COLLECTED MATERIAL
__________________________________________________

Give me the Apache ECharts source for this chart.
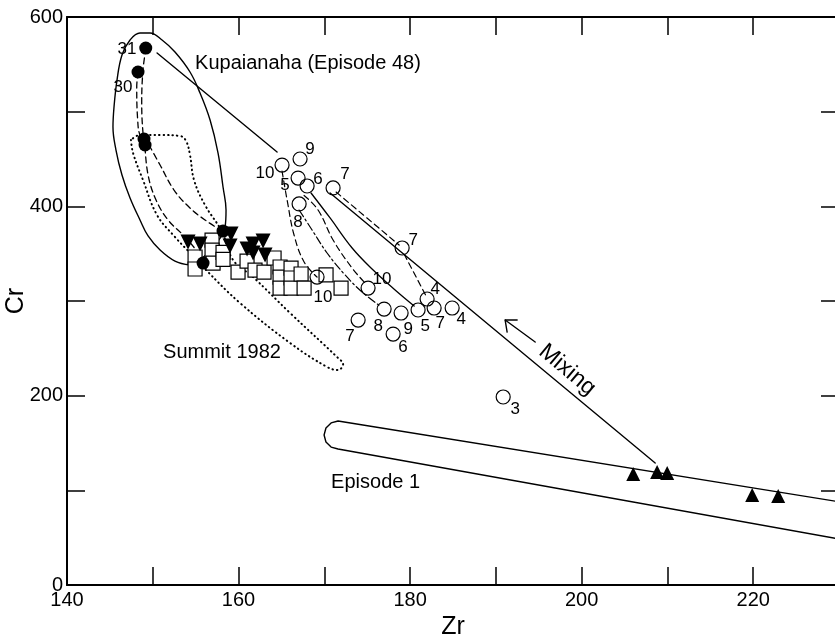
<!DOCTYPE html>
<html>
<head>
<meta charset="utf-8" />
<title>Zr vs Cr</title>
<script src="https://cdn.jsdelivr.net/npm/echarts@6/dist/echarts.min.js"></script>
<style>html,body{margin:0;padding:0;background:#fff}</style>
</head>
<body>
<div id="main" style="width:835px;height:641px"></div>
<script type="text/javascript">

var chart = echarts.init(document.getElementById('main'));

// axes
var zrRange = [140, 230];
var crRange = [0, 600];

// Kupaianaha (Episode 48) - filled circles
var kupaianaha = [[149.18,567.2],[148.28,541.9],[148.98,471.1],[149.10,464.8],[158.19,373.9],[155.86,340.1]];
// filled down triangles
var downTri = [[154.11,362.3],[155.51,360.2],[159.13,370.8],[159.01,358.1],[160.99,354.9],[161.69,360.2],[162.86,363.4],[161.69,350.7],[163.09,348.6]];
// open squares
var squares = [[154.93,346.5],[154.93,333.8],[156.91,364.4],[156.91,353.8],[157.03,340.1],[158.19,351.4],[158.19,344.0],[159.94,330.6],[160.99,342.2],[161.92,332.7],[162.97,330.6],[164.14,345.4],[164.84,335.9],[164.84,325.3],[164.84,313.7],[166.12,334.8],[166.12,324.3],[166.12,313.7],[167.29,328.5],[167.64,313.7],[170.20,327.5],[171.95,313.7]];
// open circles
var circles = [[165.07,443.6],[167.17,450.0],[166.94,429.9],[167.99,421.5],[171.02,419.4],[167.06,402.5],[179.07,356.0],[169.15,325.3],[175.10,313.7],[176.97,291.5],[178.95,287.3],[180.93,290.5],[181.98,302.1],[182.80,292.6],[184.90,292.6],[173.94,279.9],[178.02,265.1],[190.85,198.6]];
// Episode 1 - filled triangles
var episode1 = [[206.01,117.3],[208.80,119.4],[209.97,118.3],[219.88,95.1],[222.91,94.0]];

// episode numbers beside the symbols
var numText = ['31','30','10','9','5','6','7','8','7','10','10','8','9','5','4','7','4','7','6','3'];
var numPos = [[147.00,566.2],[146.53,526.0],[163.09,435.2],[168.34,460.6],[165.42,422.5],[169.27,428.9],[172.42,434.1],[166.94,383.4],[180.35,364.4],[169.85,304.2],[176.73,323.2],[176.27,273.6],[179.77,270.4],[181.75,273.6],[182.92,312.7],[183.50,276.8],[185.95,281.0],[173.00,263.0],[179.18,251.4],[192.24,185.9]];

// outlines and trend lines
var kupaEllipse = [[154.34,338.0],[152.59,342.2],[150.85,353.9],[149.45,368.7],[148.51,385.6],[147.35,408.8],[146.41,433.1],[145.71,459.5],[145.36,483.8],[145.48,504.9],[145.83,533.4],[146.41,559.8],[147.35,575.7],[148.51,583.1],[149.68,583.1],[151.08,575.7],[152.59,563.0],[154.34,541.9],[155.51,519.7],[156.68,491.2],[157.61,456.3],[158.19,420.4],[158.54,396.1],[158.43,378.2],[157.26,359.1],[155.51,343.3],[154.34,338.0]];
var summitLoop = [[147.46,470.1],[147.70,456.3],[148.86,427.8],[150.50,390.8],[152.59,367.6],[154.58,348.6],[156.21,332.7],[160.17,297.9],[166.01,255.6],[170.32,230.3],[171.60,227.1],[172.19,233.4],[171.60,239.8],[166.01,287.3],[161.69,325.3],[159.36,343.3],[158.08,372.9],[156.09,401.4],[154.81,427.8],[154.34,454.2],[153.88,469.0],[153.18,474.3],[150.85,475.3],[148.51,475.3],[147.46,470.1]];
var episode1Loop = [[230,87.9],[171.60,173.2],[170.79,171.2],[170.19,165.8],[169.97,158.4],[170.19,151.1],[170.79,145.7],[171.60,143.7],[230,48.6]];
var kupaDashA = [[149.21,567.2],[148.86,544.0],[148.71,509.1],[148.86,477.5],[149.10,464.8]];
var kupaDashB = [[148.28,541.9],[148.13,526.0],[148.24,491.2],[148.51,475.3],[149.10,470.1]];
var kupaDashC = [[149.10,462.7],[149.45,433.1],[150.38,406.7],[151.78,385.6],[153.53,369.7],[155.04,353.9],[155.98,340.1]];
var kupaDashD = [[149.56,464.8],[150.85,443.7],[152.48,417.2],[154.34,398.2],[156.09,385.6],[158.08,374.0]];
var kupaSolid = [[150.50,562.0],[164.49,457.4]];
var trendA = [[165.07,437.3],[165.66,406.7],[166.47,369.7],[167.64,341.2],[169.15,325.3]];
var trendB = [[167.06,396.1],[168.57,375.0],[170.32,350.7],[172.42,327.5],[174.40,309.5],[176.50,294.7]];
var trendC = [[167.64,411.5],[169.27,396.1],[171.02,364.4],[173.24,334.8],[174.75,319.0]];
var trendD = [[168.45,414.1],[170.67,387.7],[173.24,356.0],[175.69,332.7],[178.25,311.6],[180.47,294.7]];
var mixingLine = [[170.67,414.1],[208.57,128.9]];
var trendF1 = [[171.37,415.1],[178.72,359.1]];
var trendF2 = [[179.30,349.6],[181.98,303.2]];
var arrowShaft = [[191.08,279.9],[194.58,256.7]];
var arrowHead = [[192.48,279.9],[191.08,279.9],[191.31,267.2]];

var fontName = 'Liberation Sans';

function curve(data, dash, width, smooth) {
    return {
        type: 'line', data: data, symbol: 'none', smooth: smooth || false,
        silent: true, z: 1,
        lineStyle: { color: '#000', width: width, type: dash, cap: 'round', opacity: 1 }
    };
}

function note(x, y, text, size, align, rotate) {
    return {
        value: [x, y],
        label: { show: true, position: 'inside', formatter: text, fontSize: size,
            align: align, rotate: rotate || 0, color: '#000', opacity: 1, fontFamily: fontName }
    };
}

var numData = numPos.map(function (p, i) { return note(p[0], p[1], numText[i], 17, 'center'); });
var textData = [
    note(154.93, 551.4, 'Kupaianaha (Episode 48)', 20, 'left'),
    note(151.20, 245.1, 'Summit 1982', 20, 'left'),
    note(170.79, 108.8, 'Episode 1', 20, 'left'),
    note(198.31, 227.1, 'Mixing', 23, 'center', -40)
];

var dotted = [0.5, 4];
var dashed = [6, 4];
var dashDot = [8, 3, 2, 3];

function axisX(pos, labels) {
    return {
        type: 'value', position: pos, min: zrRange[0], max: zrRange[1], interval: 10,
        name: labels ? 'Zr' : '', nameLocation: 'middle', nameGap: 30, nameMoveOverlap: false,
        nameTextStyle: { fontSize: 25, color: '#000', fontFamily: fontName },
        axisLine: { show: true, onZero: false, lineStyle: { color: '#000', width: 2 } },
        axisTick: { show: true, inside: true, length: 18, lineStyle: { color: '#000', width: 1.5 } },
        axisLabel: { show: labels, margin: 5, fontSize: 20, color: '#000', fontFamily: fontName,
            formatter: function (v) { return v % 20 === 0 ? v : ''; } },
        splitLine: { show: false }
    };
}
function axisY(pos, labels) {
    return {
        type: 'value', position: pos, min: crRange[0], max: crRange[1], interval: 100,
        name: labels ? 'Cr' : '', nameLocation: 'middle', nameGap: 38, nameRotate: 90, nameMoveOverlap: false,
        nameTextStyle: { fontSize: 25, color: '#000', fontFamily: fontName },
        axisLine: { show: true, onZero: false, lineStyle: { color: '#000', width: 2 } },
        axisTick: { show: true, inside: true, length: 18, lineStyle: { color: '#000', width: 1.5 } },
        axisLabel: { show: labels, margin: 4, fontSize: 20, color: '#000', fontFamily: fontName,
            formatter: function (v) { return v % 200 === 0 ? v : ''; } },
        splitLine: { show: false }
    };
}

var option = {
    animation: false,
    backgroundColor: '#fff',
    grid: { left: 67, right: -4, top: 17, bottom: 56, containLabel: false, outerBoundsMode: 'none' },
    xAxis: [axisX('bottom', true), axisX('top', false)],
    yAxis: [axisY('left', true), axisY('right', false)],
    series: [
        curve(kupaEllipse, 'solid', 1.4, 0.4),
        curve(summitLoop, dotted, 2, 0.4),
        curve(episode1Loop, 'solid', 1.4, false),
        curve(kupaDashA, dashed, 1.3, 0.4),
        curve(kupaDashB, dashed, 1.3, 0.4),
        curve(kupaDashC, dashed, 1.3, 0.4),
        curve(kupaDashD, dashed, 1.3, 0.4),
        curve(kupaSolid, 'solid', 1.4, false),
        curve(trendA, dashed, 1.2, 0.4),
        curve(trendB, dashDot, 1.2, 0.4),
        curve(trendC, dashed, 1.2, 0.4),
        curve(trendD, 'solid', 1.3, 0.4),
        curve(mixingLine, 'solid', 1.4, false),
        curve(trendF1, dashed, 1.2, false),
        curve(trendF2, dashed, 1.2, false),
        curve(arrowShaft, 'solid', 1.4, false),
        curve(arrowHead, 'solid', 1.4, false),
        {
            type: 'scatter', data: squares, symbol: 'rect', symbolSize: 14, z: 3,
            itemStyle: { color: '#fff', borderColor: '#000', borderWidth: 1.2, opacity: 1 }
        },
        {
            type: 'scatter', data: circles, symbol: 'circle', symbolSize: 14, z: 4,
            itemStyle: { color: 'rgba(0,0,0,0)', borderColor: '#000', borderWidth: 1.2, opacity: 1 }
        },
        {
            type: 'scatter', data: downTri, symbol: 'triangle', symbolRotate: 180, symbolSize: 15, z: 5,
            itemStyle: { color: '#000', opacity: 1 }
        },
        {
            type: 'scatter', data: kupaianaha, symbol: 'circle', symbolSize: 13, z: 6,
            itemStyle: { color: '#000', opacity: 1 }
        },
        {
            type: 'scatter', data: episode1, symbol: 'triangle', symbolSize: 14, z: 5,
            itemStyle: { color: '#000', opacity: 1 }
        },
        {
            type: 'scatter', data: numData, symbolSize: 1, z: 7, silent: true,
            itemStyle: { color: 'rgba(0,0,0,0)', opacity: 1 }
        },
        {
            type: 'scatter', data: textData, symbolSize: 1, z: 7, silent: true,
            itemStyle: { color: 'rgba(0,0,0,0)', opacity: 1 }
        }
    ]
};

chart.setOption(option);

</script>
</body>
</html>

__________________________________________________

TASK PROMPT
Restate each line from the start of the listing through the line bearing "var chart = echarts.init(document.getElementById('main'));" word for word. Drop the pictures.

RESULT
Give me the Apache ECharts source for this chart.
<!DOCTYPE html>
<html>
<head>
<meta charset="utf-8" />
<title>Zr vs Cr</title>
<script src="https://cdn.jsdelivr.net/npm/echarts@6/dist/echarts.min.js"></script>
<style>html,body{margin:0;padding:0;background:#fff}</style>
</head>
<body>
<div id="main" style="width:835px;height:641px"></div>
<script type="text/javascript">

var chart = echarts.init(document.getElementById('main'));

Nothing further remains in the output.